If there is only one thing to know about software quality, it is this: do not separate your efforts into shipping features and improving quality.
Code that is resilient to future changes has certain properties:
- it is easy to understand
- it has effective test coverage
- its interfaces have been intentionally designed to deal with expected future changes well
If you aspire to write low-quality code, wait to do these activities until after you have deployed the code to production:
- simplify or document the code
- add tests
- clean up the messy implementation
- get the code reviewed by a peer
Think in Terms of Causes and Effects
Let’s take a moment to examine the forces that are at play in a software project and you’ll see why having separate quality activities is a bad idea:
- there is always pressure from business stakeholders to ship features sooner rather than later
- time spent on quality activities is a hard sell to business stakeholders because it’s a guaranteed cost right now for a possible, hard-to-measure future benefit
Separating out quality as a distinct set of activities has the very unfortunate effect of creating an unnecessary conflict. Instead of negotiating scope and schedule with business stakeholders, you are now negotiating engineering practices. Software quality, which by definition should make it easier to ship code, could even begin to appear like a distraction to shipping code.
Do Not Deliver Incomplete WorkDeadlines are real and time runs out. If you treat quality as a separate activity, your workflow looks like this:
- write code that implements the desired product feature
- clean up, refactor, test, and document the code
Which means that when time runs out, quality runs out.

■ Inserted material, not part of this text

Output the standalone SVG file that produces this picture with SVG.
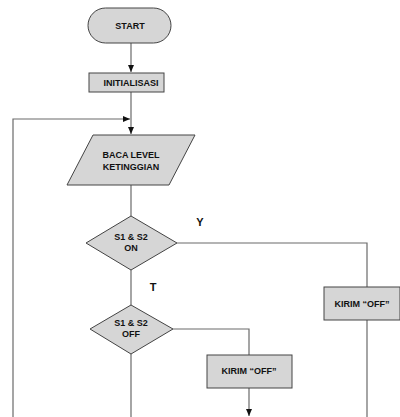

Each unit of work that is delivered should be complete and whole, meaning it not only implements the currently requested feature, but also honors the non-functional requirements of the system and meets software quality standards. You do this by weaving these indirect concerns directly into the process of building software. Test-driven development is a great example of this. Because writing code and writing tests are the same activity, it’s impossible to get into a state of shipping code without appropriate test coverage.